§ **STATED TASK**: Everything in the listing except the pictures should be written out exactly.

§ **RECORDED INFORMATION**:
** Begin **

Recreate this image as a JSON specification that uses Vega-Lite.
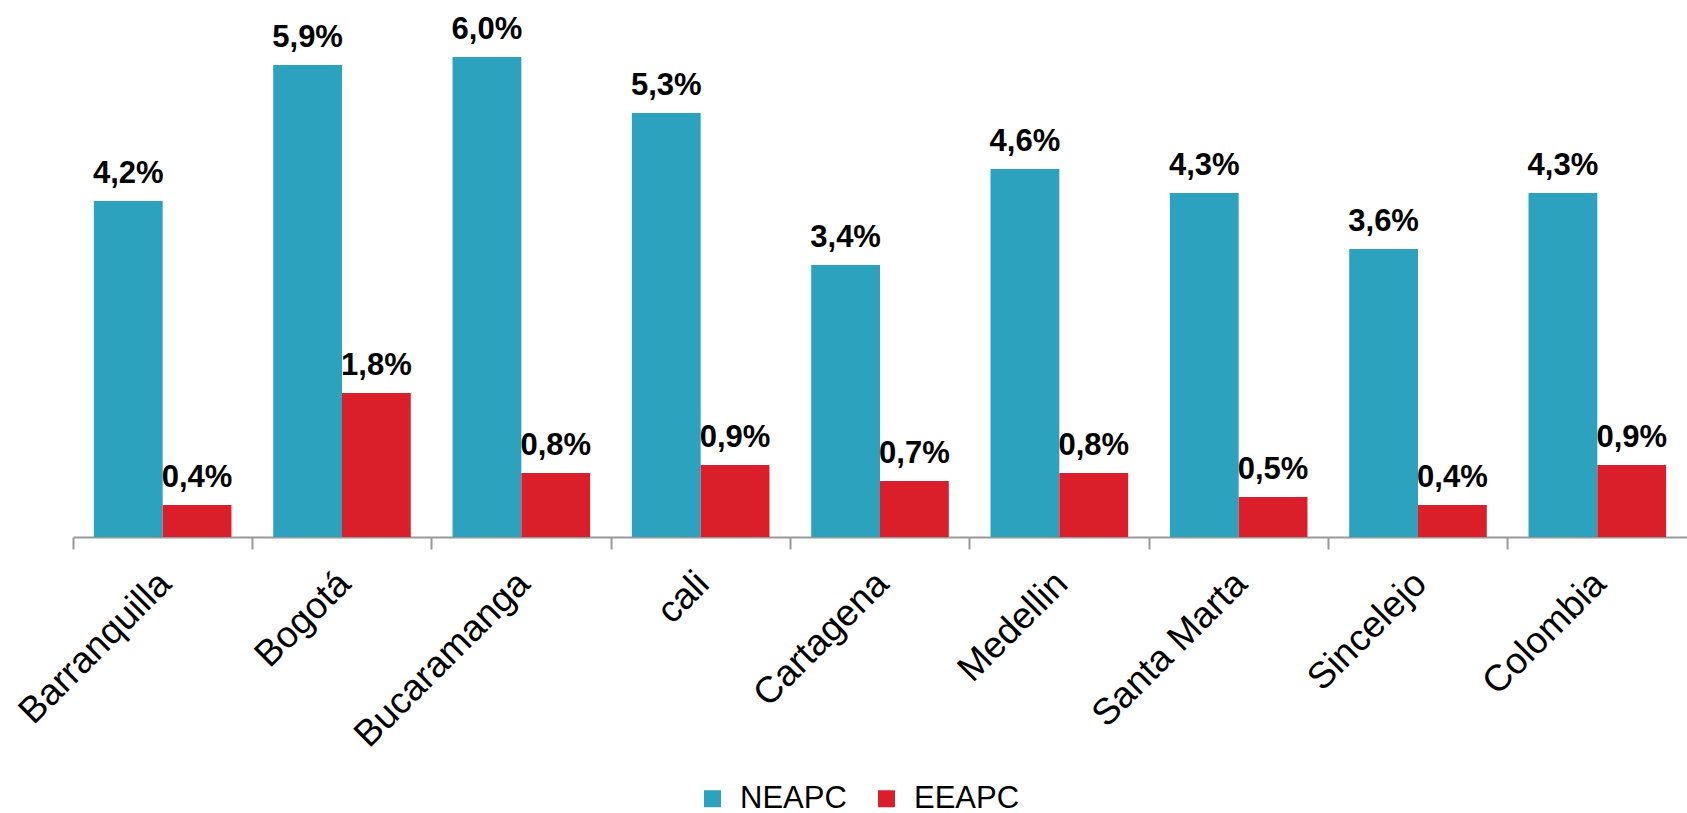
{
  "$schema": "https://vega.github.io/schema/vega-lite/v6.json",
  "autosize": {"type": "none"},
  "padding": {"left": 73, "top": 0, "right": 0, "bottom": 276},
  "width": 1614,
  "height": 537,
  "background": "white",
  "data": {
    "values": [
      {"ciudad": "Barranquilla", "serie": "NEAPC", "valor": 4.2, "etiqueta": "4,2%"},
      {"ciudad": "Barranquilla", "serie": "EEAPC", "valor": 0.4, "etiqueta": "0,4%"},
      {"ciudad": "Bogotá", "serie": "NEAPC", "valor": 5.9, "etiqueta": "5,9%"},
      {"ciudad": "Bogotá", "serie": "EEAPC", "valor": 1.8, "etiqueta": "1,8%"},
      {"ciudad": "Bucaramanga", "serie": "NEAPC", "valor": 6.0, "etiqueta": "6,0%"},
      {"ciudad": "Bucaramanga", "serie": "EEAPC", "valor": 0.8, "etiqueta": "0,8%"},
      {"ciudad": "cali", "serie": "NEAPC", "valor": 5.3, "etiqueta": "5,3%"},
      {"ciudad": "cali", "serie": "EEAPC", "valor": 0.9, "etiqueta": "0,9%"},
      {"ciudad": "Cartagena", "serie": "NEAPC", "valor": 3.4, "etiqueta": "3,4%"},
      {"ciudad": "Cartagena", "serie": "EEAPC", "valor": 0.7, "etiqueta": "0,7%"},
      {"ciudad": "Medellin", "serie": "NEAPC", "valor": 4.6, "etiqueta": "4,6%"},
      {"ciudad": "Medellin", "serie": "EEAPC", "valor": 0.8, "etiqueta": "0,8%"},
      {"ciudad": "Santa Marta", "serie": "NEAPC", "valor": 4.3, "etiqueta": "4,3%"},
      {"ciudad": "Santa Marta", "serie": "EEAPC", "valor": 0.5, "etiqueta": "0,5%"},
      {"ciudad": "Sincelejo", "serie": "NEAPC", "valor": 3.6, "etiqueta": "3,6%"},
      {"ciudad": "Sincelejo", "serie": "EEAPC", "valor": 0.4, "etiqueta": "0,4%"},
      {"ciudad": "Colombia", "serie": "NEAPC", "valor": 4.3, "etiqueta": "4,3%"},
      {"ciudad": "Colombia", "serie": "EEAPC", "valor": 0.9, "etiqueta": "0,9%"}
    ]
  },
  "encoding": {
    "x": {
      "field": "ciudad",
      "type": "nominal",
      "sort": null,
      "scale": {"paddingInner": 0, "paddingOuter": 0},
      "axis": {
        "title": null,
        "labelAngle": -45,
        "labelFont": "Liberation Sans",
        "labelFontSize": 37,
        "labelColor": "#000000",
        "labelLimit": 0,
        "bandPosition": 0,
        "labelOffset": -10,
        "labelPadding": 16,
        "domainColor": "#999999",
        "domainWidth": 2,
        "tickColor": "#999999",
        "tickWidth": 2,
        "tickSize": 12
      }
    },
    "xOffset": {
      "field": "serie",
      "type": "nominal",
      "sort": ["NEAPC", "EEAPC"],
      "scale": {"paddingInner": 0, "paddingOuter": 0.3033}
    },
    "y": {
      "field": "valor",
      "type": "quantitative",
      "scale": {"domain": [0, 6.7125], "nice": false, "zero": true},
      "axis": null
    }
  },
  "layer": [
    {
      "mark": {"type": "bar"},
      "encoding": {
        "color": {
          "field": "serie",
          "type": "nominal",
          "sort": ["NEAPC", "EEAPC"],
          "scale": {"domain": ["NEAPC", "EEAPC"], "range": ["#2DA2BF", "#DA1F2A"]},
          "legend": {
            "title": null,
            "orient": "none",
            "direction": "horizontal",
            "legendX": 624,
            "legendY": 783,
            "padding": 0,
            "symbolType": "square",
            "symbolSize": 289,
            "symbolStrokeWidth": 0,
            "symbolOpacity": 1,
            "labelFont": "Liberation Sans",
            "labelFontSize": 31,
            "labelColor": "#000000",
            "labelOffset": 12,
            "columnPadding": 24
          }
        }
      }
    },
    {
      "mark": {
        "type": "text",
        "font": "Liberation Sans",
        "fontSize": 31,
        "fontWeight": "bold",
        "color": "#000000",
        "baseline": "alphabetic",
        "dy": -18
      },
      "encoding": {
        "text": {"field": "etiqueta", "type": "nominal"}
      }
    }
  ],
  "config": {
    "view": {"stroke": null}
  }
}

** End **

§ **COMPLETE OUTPUT**:
Recreate this image as a JSON specification that uses Vega-Lite.
{
  "$schema": "https://vega.github.io/schema/vega-lite/v6.json",
  "autosize": {"type": "none"},
  "padding": {"left": 73, "top": 0, "right": 0, "bottom": 276},
  "width": 1614,
  "height": 537,
  "background": "white",
  "data": {
    "values": [
      {"ciudad": "Barranquilla", "serie": "NEAPC", "valor": 4.2, "etiqueta": "4,2%"},
      {"ciudad": "Barranquilla", "serie": "EEAPC", "valor": 0.4, "etiqueta": "0,4%"},
      {"ciudad": "Bogotá", "serie": "NEAPC", "valor": 5.9, "etiqueta": "5,9%"},
      {"ciudad": "Bogotá", "serie": "EEAPC", "valor": 1.8, "etiqueta": "1,8%"},
      {"ciudad": "Bucaramanga", "serie": "NEAPC", "valor": 6.0, "etiqueta": "6,0%"},
      {"ciudad": "Bucaramanga", "serie": "EEAPC", "valor": 0.8, "etiqueta": "0,8%"},
      {"ciudad": "cali", "serie": "NEAPC", "valor": 5.3, "etiqueta": "5,3%"},
      {"ciudad": "cali", "serie": "EEAPC", "valor": 0.9, "etiqueta": "0,9%"},
      {"ciudad": "Cartagena", "serie": "NEAPC", "valor": 3.4, "etiqueta": "3,4%"},
      {"ciudad": "Cartagena", "serie": "EEAPC", "valor": 0.7, "etiqueta": "0,7%"},
      {"ciudad": "Medellin", "serie": "NEAPC", "valor": 4.6, "etiqueta": "4,6%"},
      {"ciudad": "Medellin", "serie": "EEAPC", "valor": 0.8, "etiqueta": "0,8%"},
      {"ciudad": "Santa Marta", "serie": "NEAPC", "valor": 4.3, "etiqueta": "4,3%"},
      {"ciudad": "Santa Marta", "serie": "EEAPC", "valor": 0.5, "etiqueta": "0,5%"},
      {"ciudad": "Sincelejo", "serie": "NEAPC", "valor": 3.6, "etiqueta": "3,6%"},
      {"ciudad": "Sincelejo", "serie": "EEAPC", "valor": 0.4, "etiqueta": "0,4%"},
      {"ciudad": "Colombia", "serie": "NEAPC", "valor": 4.3, "etiqueta": "4,3%"},
      {"ciudad": "Colombia", "serie": "EEAPC", "valor": 0.9, "etiqueta": "0,9%"}
    ]
  },
  "encoding": {
    "x": {
      "field": "ciudad",
      "type": "nominal",
      "sort": null,
      "scale": {"paddingInner": 0, "paddingOuter": 0},
      "axis": {
        "title": null,
        "labelAngle": -45,
        "labelFont": "Liberation Sans",
        "labelFontSize": 37,
        "labelColor": "#000000",
        "labelLimit": 0,
        "bandPosition": 0,
        "labelOffset": -10,
        "labelPadding": 16,
        "domainColor": "#999999",
        "domainWidth": 2,
        "tickColor": "#999999",
        "tickWidth": 2,
        "tickSize": 12
      }
    },
    "xOffset": {
      "field": "serie",
      "type": "nominal",
      "sort": ["NEAPC", "EEAPC"],
      "scale": {"paddingInner": 0, "paddingOuter": 0.3033}
    },
    "y": {
      "field": "valor",
      "type": "quantitative",
      "scale": {"domain": [0, 6.7125], "nice": false, "zero": true},
      "axis": null
    }
  },
  "layer": [
    {
      "mark": {"type": "bar"},
      "encoding": {
        "color": {
          "field": "serie",
          "type": "nominal",
          "sort": ["NEAPC", "EEAPC"],
          "scale": {"domain": ["NEAPC", "EEAPC"], "range": ["#2DA2BF", "#DA1F2A"]},
          "legend": {
            "title": null,
            "orient": "none",
            "direction": "horizontal",
            "legendX": 624,
            "legendY": 783,
            "padding": 0,
            "symbolType": "square",
            "symbolSize": 289,
            "symbolStrokeWidth": 0,
            "symbolOpacity": 1,
            "labelFont": "Liberation Sans",
            "labelFontSize": 31,
            "labelColor": "#000000",
            "labelOffset": 12,
            "columnPadding": 24
          }
        }
      }
    },
    {
      "mark": {
        "type": "text",
        "font": "Liberation Sans",
        "fontSize": 31,
        "fontWeight": "bold",
        "color": "#000000",
        "baseline": "alphabetic",
        "dy": -18
      },
      "encoding": {
        "text": {"field": "etiqueta", "type": "nominal"}
      }
    }
  ],
  "config": {
    "view": {"stroke": null}
  }
}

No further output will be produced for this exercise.